LLMs Are Prone to Fallacies in Causal Inference
Nitish Joshi, Abulhair Saparov, Yixin Wang, He He
TL;DR
This work interrogates whether large language models (LLMs) can infer true causal relations beyond explicitly memorized facts by finetuning on synthetic data that encodes temporal, spatial, and counterfactual relations. It reveals a strong position-based heuristic: models largely rely on the order of event mentions, leading to a post hoc fallacy when this bias is mitigated. When the position bias is removed, LLMs can correctly infer temporal and spatial relations but still struggle with counterfactual-based causality, and scaling alone does not fix these limits. Finetuning with explicit causal statements can mitigate the post hoc fallacy, suggesting that current LLMs may not reliably acquire novel causal knowledge without deliberate training interventions. Overall, the study highlights the importance of controlled synthetic data to disentangle memorization from inference in causal reasoning and points to targeted mitigation strategies for robust causal understanding in language models.
Abstract
Recent work shows that causal facts can be effectively extracted from LLMs through prompting, facilitating the creation of causal graphs for causal inference tasks.
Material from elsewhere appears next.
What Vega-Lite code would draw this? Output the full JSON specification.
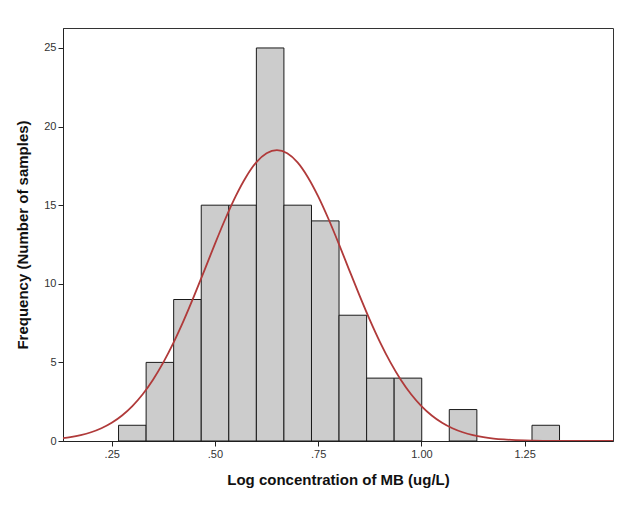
{
  "$schema": "https://vega.github.io/schema/vega-lite/v6.json",
  "width": 550,
  "height": 413,
  "autosize": {"type": "none"},
  "padding": {"left": 63, "top": 28, "right": 18, "bottom": 65},
  "background": "white",
  "config": {
    "view": {"stroke": "#333333", "strokeWidth": 1},
    "font": "Liberation Sans",
    "axis": {
      "grid": false,
      "domainColor": "#222222",
      "tickColor": "#222222",
      "tickSize": 5,
      "labelFont": "Liberation Sans",
      "labelFontSize": 11,
      "labelColor": "#333333",
      "titleFont": "Liberation Sans",
      "titleFontSize": 15,
      "titleFontWeight": "bold",
      "titleColor": "#111111"
    }
  },
  "datasets": {
    "bars": [
      {"start": 0.2665, "end": 0.3333, "count": 1},
      {"start": 0.3333, "end": 0.4000, "count": 5},
      {"start": 0.4000, "end": 0.4668, "count": 9},
      {"start": 0.4668, "end": 0.5335, "count": 15},
      {"start": 0.5335, "end": 0.6003, "count": 15},
      {"start": 0.6003, "end": 0.6670, "count": 25},
      {"start": 0.6670, "end": 0.7338, "count": 15},
      {"start": 0.7338, "end": 0.8005, "count": 14},
      {"start": 0.8005, "end": 0.8673, "count": 8},
      {"start": 0.8673, "end": 0.9340, "count": 4},
      {"start": 0.9340, "end": 1.0008, "count": 4},
      {"start": 1.0675, "end": 1.1343, "count": 2},
      {"start": 1.2678, "end": 1.3345, "count": 1}
    ],
    "curve": [
      {"x": 0.125, "y": 0.157}, {"x": 0.15, "y": 0.245}, {"x": 0.175, "y": 0.373},
      {"x": 0.2, "y": 0.557}, {"x": 0.225, "y": 0.813}, {"x": 0.25, "y": 1.161},
      {"x": 0.275, "y": 1.624}, {"x": 0.3, "y": 2.222}, {"x": 0.325, "y": 2.975},
      {"x": 0.35, "y": 3.899}, {"x": 0.375, "y": 5.001}, {"x": 0.4, "y": 6.275},
      {"x": 0.425, "y": 7.705}, {"x": 0.45, "y": 9.261}, {"x": 0.475, "y": 10.89},
      {"x": 0.5, "y": 12.54}, {"x": 0.525, "y": 14.12}, {"x": 0.55, "y": 15.56},
      {"x": 0.575, "y": 16.78}, {"x": 0.6, "y": 17.72}, {"x": 0.625, "y": 18.3},
      {"x": 0.65, "y": 18.5}, {"x": 0.675, "y": 18.3}, {"x": 0.7, "y": 17.72},
      {"x": 0.725, "y": 16.78}, {"x": 0.75, "y": 15.56}, {"x": 0.775, "y": 14.12},
      {"x": 0.8, "y": 12.54}, {"x": 0.825, "y": 10.89}, {"x": 0.85, "y": 9.261},
      {"x": 0.875, "y": 7.705}, {"x": 0.9, "y": 6.275}, {"x": 0.925, "y": 5.001},
      {"x": 0.95, "y": 3.899}, {"x": 0.975, "y": 2.975}, {"x": 1.0, "y": 2.222},
      {"x": 1.025, "y": 1.624}, {"x": 1.05, "y": 1.161}, {"x": 1.075, "y": 0.813},
      {"x": 1.1, "y": 0.557}, {"x": 1.125, "y": 0.373}, {"x": 1.15, "y": 0.245},
      {"x": 1.175, "y": 0.157}, {"x": 1.2, "y": 0.099}, {"x": 1.25, "y": 0.036},
      {"x": 1.3, "y": 0.012}, {"x": 1.35, "y": 0.004}, {"x": 1.4, "y": 0.001},
      {"x": 1.464, "y": 0.0}
    ]
  },
  "layer": [
    {
      "data": {"name": "bars"},
      "mark": {"type": "rect", "fill": "#cccccc", "stroke": "#1a1a1a", "strokeWidth": 1},
      "encoding": {
        "x": {
          "field": "start", "type": "quantitative",
          "scale": {"domain": [0.132, 1.464], "nice": false, "zero": false},
          "axis": {
            "values": [0.25, 0.5, 0.75, 1.0, 1.25],
            "labelExpr": "datum.value < 1 ? substring(format(datum.value, '.2f'), 1) : format(datum.value, '.2f')",
            "title": "Log concentration of MB (ug/L)",
            "titlePadding": 13
          }
        },
        "x2": {"field": "end"},
        "y": {
          "field": "count", "type": "quantitative",
          "scale": {"domain": [0, 26.27], "nice": false},
          "axis": {
            "values": [0, 5, 10, 15, 20, 25],
            "title": "Frequency (Number of samples)",
            "titlePadding": 13
          }
        },
        "y2": {"datum": 0}
      }
    },
    {
      "data": {"name": "curve"},
      "mark": {"type": "line", "color": "#b03a3a", "strokeWidth": 1.8, "clip": true, "interpolate": "monotone"},
      "encoding": {
        "x": {"field": "x", "type": "quantitative"},
        "y": {"field": "y", "type": "quantitative"}
      }
    }
  ]
}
However, it is unclear if this success is limited to explicitly-mentioned causal facts in the pretraining data which the model can memorize. Thus, this work investigates: Can LLMs infer causal relations from other relational data in text? To disentangle the role of memorized causal facts vs inferred causal relations, we finetune LLMs on synthetic data containing temporal, spatial and counterfactual relations, and measure whether the LLM can then infer causal relations. We find that: (a) LLMs are susceptible to inferring causal relations from the order of two entity mentions in text (e.g. X mentioned before Y implies X causes Y); (b) if the order is randomized, LLMs still suffer from the post hoc fallacy, i.e. X occurs before Y (temporal relation) implies X causes Y. We also find that while LLMs can correctly deduce the absence of causal relations from temporal and spatial relations, they have difficulty inferring causal relations from counterfactuals, questioning their understanding of causality.